The most impactful optimization is always dtype selection. Pandas defaults to float64 and object — rarely the right choice:

import pandas as pd
import numpy as np

# BAD: default dtypes for a typical financial time series DataFrame
df = pd.read_csv('timeseries.csv')
print(df.dtypes)
# date         object    ← 50 bytes/row
# series_id    object    ← 50 bytes/row
# value        float64   ← 8 bytes/row
# status       object    ← 50 bytes/row
# revision     int64     ← 8 bytes/row

print(df.memory_usage(deep=True).sum() / 1e9, "GB")
# 1.2 GB for 10M rows

# GOOD: explicit dtype specification at read time
dtype_map = {
    'series_id': 'category',   # repeating string → category
    'value': 'float32',        # 4 bytes instead of 8 (sufficient for most financial values)
    'status': 'category',      # e.g., 'A', 'P', 'R' → category
    'revision': 'int16',       # revision numbers rarely exceed 32,767
}

df = pd.read_csv(
    'timeseries.csv',
    dtype=dtype_map,
    parse_dates=['date'],
)
df['date'] = df['date'].astype('datetime64[D]')  # date only, not datetime64[ns]

print(df.memory_usage(deep=True).sum() / 1e9, "GB")
# 0.18 GB — 6.5x reduction

The category dtype stores repeated strings as an integer index into a lookup table.

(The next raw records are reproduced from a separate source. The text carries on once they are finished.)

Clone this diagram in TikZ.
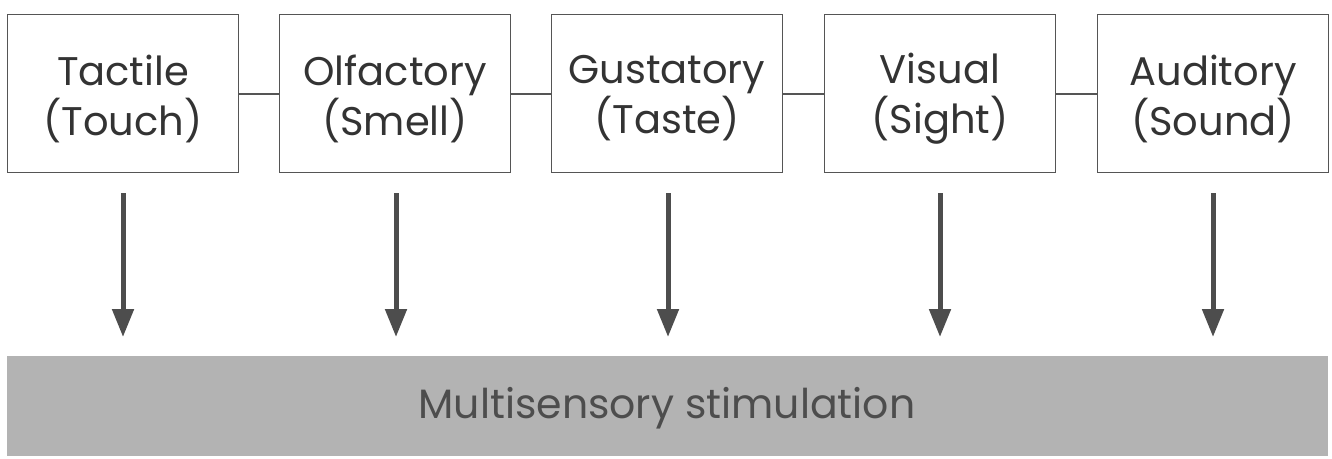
\documentclass[tikz,border=0pt]{standalone}
\usepackage{fontspec}
\setmainfont{Poppins}
\usetikzlibrary{arrows.meta}
\definecolor{boxline}{HTML}{555555}
\definecolor{txt}{HTML}{333333}
\definecolor{arr}{HTML}{4D4D4D}
\definecolor{bar}{HTML}{B3B3B3}
\begin{document}
\begin{tikzpicture}[x=1pt,y=-1pt,
  sense/.style={draw=boxline,line width=1.5pt,minimum width=231pt,minimum height=158pt,
    inner sep=0pt,align=center,text=txt,font=\fontsize{40}{50}\selectfont},
  link/.style={draw=boxline,line width=2pt},
  down/.style={draw=arr,line width=5pt,-{Triangle[width=21pt,length=28pt]}},
  ]
\useasboundingbox (0,0) rectangle (1332,458);
\node[sense] (t) at (123,93.5) {};
\node[sense] (o) at (395,93.5) {};
\node[sense] (g) at (667,93.5) {};
\node[sense] (v) at (940,93.5) {};
\node[sense] (a) at (1213,93.5) {};
\foreach \n/\l in {t/{Tactile\\(Touch)},o/{Olfactory\\(Smell)},g/{Gustatory\\(Taste)},v/{Visual\\(Sight)},a/{Auditory\\(Sound)}}{
  \node[align=center,text=txt,inner sep=0pt,font=\fontsize{40}{50}\selectfont] (l\n) at ([yshift=-5pt]\n.center) {\l};
}
\draw[link] (t) -- (o);
\draw[link] (o) -- (g);
\draw[link] (g) -- (v);
\draw[link] (v) -- (a);
\node[fill=bar,minimum width=1321pt,minimum height=100pt,inner sep=0pt,text=arr,
  font=\fontsize{41}{48}\selectfont] (m) at (667,406) {};
\node[text=arr,inner sep=0pt,font=\fontsize{41}{48}\selectfont] (ml) at ([yshift=-2pt]m.center) {Multisensory stimulation};
\foreach \n/\x in {t/123,o/396,g/668,v/940,a/1213}{
  \coordinate (s\n) at (\x,193);
  \coordinate (e\n) at (\x,337);
  \draw[down] (s\n) -- (e\n);
}
\end{tikzpicture}
\end{document}
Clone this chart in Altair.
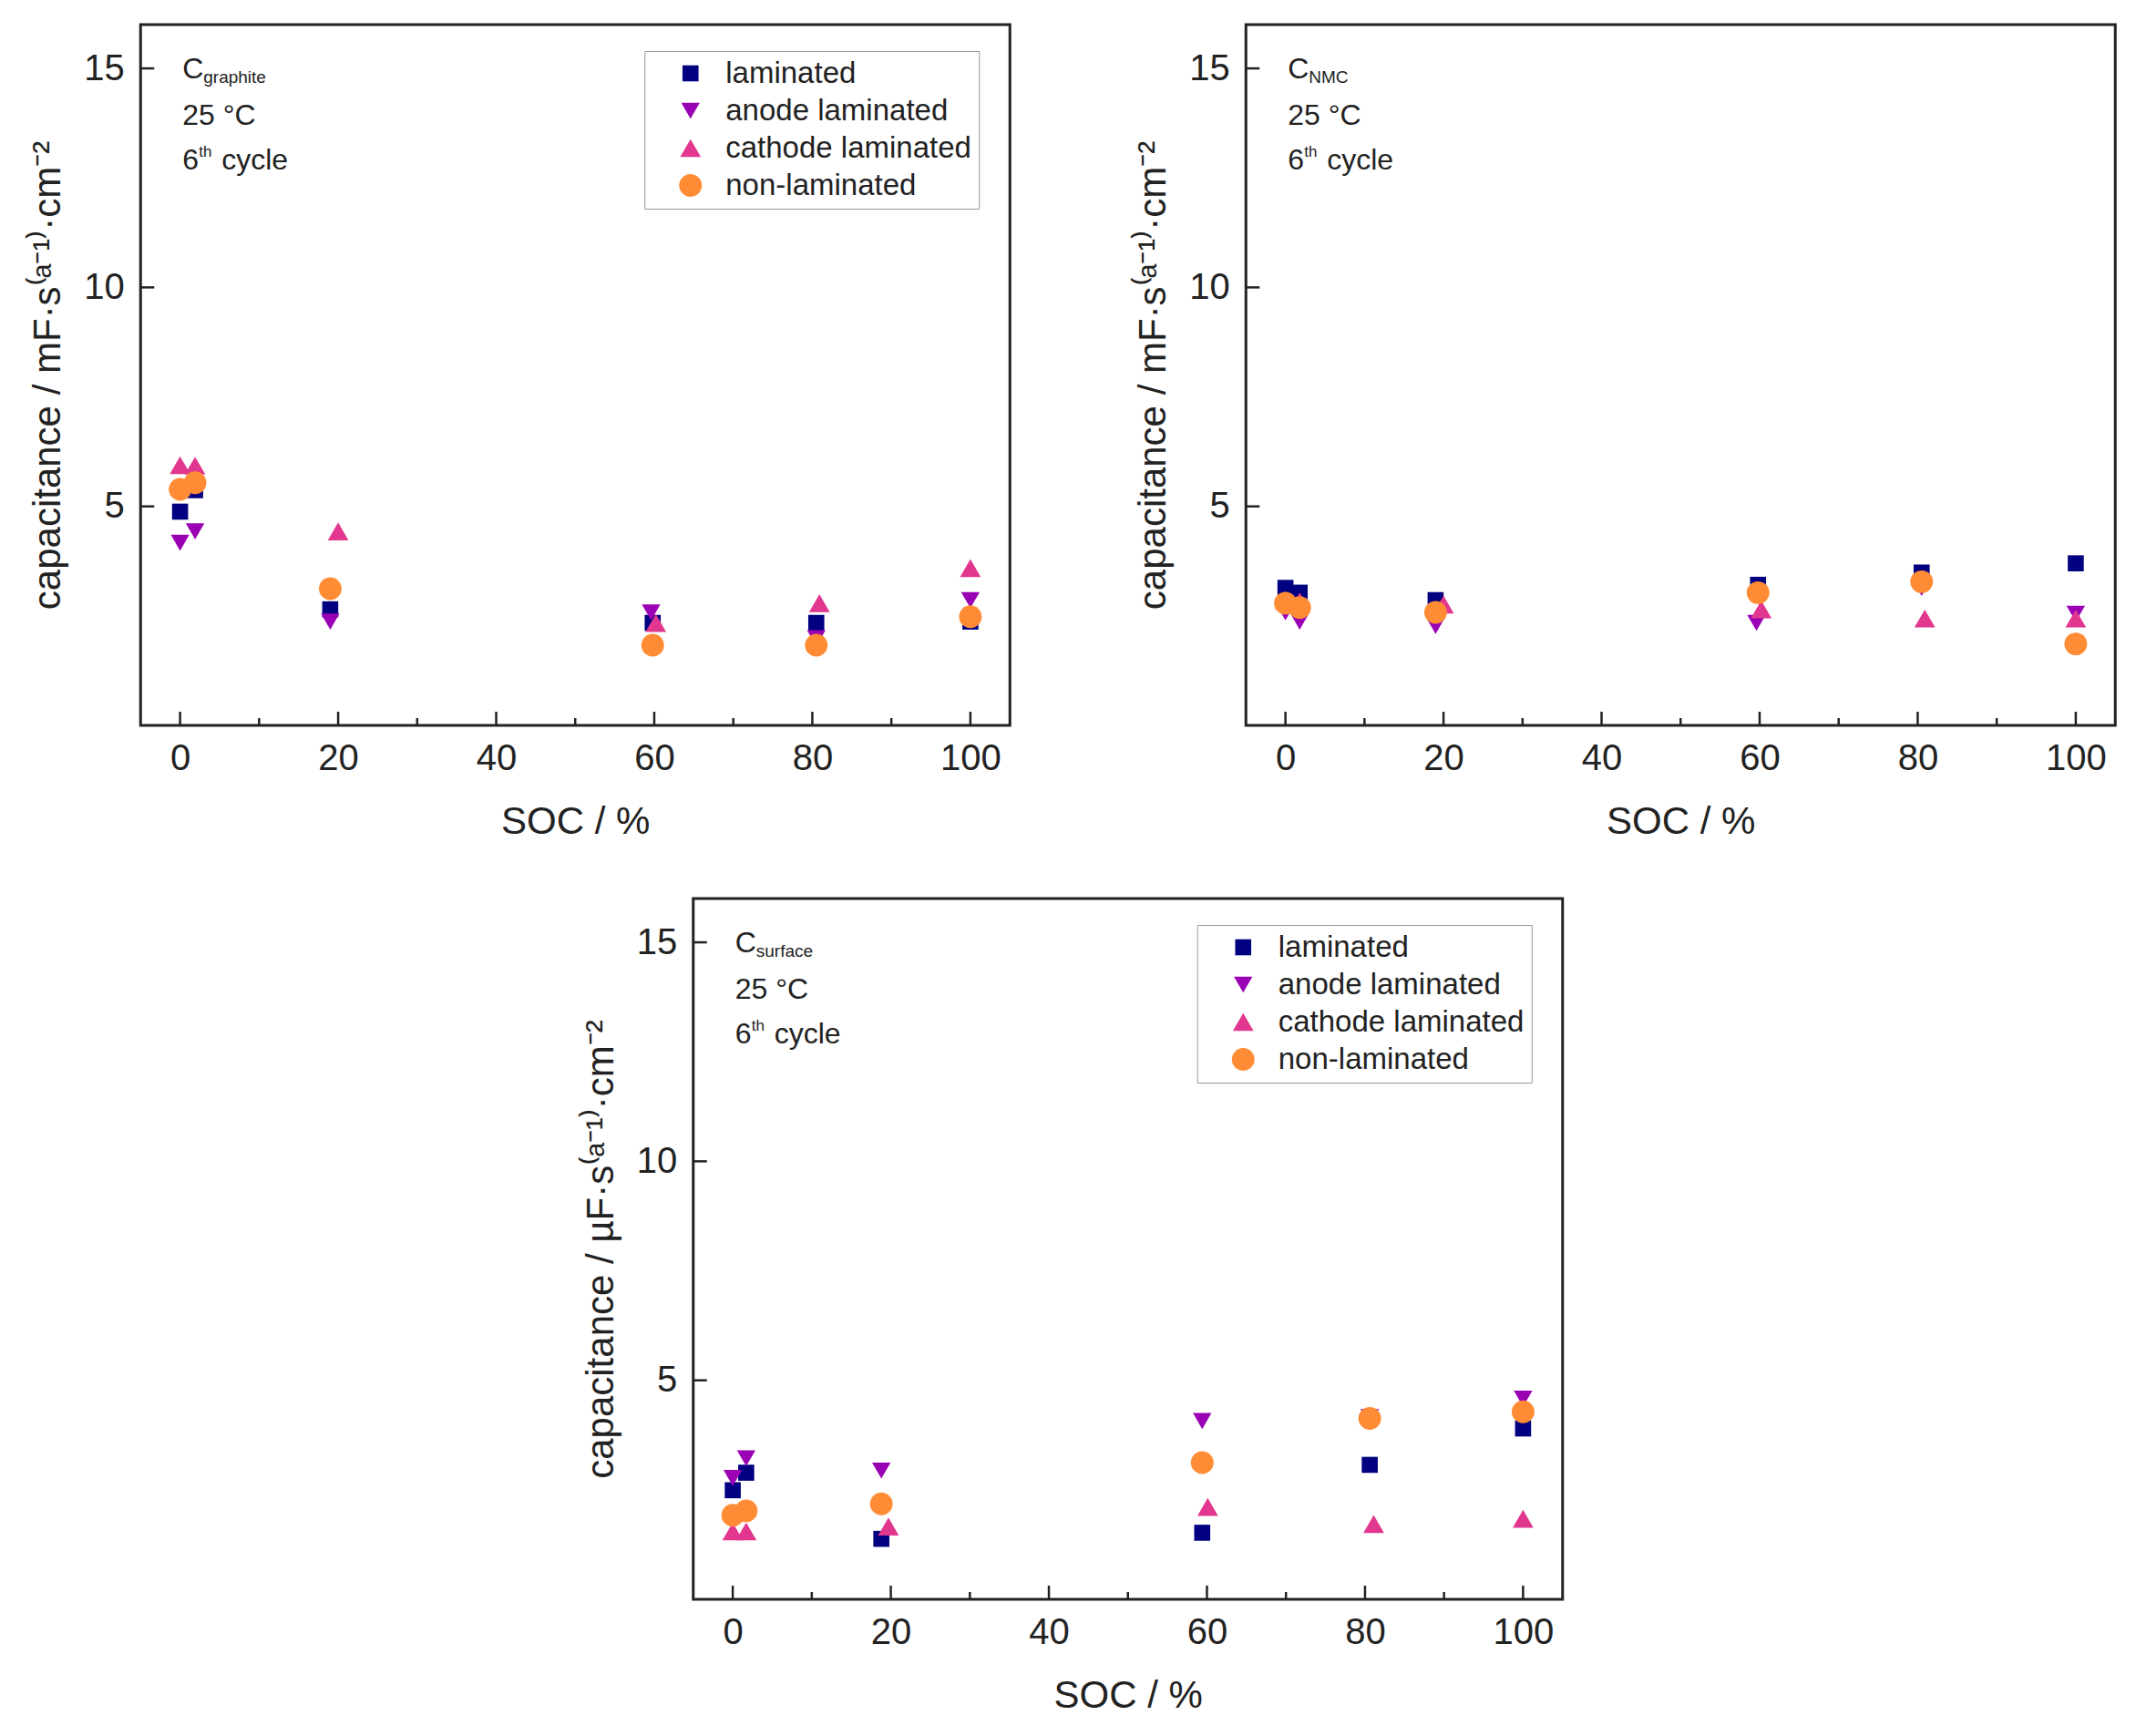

For a column with 1000 unique series_id values across 10M rows, instead of storing 10M strings (50 bytes each = 500MB), you store 10M integers (1-4 bytes each = 10-40MB) plus a 1000-entry lookup table.

datetime64[D] (day precision) still uses 8 bytes internally (all datetime64 variants are 64-bit), but signals intent and avoids accidental sub-day arithmetic. For date-only time series, nanosecond precision is conceptual waste even though storage is the same.

Memory Usage Reference

dtype	Bytes/element	Use when
float64	8	High-precision calculations
float32	4	Most financial values (6-7 sig digits sufficient)
int64	8	Large integers (IDs, counts)
int32	4	Values fitting in [-2B, 2B]
int16	2	Small integers (-32768 to 32767)
int8	1	Categorical integers (0-127)
bool	1	Boolean flags
category	varies	Columns with repeated values
datetime64[ns]	8	Timestamps with sub-second precision
datetime64[D]	8	Date-only (same storage as ns, signals intent)
object	50+	Avoid — always replace

Lesson 2: Chunked Processing with Generator Pipelines

For files larger than available RAM, never load everything at once. Process in chunks:

def process_timeseries_chunk(chunk: pd.DataFrame) -> pd.DataFrame:
    """Process a single chunk — pure function, no side effects"""
    # Validate
    chunk = chunk.dropna(subset=['series_id', 'date'])
    chunk = chunk[chunk['value'].between(-1e15, 1e15)]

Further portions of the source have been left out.